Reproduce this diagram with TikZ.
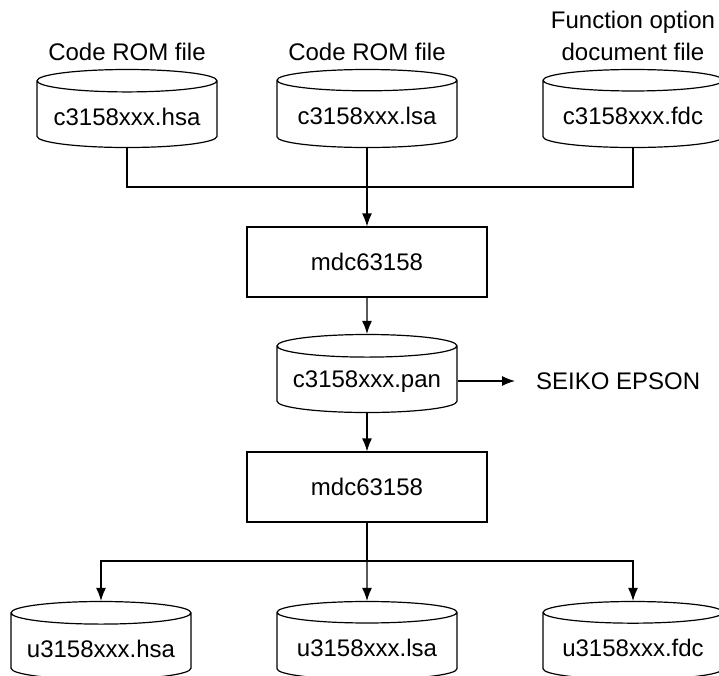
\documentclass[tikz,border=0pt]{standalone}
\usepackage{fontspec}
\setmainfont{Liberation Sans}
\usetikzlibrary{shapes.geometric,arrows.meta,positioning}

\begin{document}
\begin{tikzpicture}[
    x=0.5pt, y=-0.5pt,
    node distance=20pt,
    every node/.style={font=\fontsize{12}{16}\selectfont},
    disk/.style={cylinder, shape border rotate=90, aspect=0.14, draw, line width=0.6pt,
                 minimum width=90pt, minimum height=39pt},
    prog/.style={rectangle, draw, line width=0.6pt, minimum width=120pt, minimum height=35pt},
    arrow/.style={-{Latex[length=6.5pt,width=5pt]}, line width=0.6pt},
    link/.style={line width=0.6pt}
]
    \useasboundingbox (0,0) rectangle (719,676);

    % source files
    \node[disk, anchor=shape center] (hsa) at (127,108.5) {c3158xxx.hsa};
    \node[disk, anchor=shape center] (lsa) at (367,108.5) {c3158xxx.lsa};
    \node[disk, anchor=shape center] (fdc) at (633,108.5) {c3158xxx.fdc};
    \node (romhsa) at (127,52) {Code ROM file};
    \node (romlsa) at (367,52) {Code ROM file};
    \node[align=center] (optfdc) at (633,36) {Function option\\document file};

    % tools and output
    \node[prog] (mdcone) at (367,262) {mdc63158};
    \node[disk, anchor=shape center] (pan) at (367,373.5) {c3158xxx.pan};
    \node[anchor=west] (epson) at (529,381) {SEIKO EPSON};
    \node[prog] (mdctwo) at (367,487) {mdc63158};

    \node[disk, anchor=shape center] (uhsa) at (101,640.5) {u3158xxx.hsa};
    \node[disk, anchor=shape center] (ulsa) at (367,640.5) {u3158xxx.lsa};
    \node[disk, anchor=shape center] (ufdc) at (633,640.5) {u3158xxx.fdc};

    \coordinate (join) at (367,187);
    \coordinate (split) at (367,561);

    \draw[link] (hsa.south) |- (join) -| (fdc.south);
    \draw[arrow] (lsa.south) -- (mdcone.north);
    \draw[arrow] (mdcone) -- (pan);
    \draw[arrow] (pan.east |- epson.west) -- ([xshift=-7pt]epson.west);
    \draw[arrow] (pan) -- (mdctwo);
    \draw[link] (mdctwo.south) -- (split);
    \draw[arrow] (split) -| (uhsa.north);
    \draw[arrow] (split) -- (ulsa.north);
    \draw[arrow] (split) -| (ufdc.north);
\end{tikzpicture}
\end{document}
--
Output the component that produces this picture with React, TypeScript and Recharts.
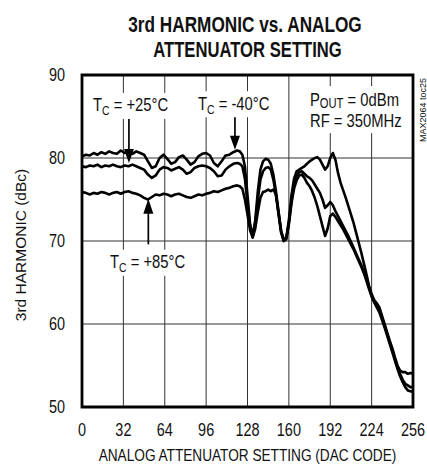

EXERCISE GOAL:
Write out every line of the preceding listing that contains "this".

TASK SOLUTION:
Reproduce this diagram with TikZ.
Output the component that produces this picture with React, TypeScript and Recharts.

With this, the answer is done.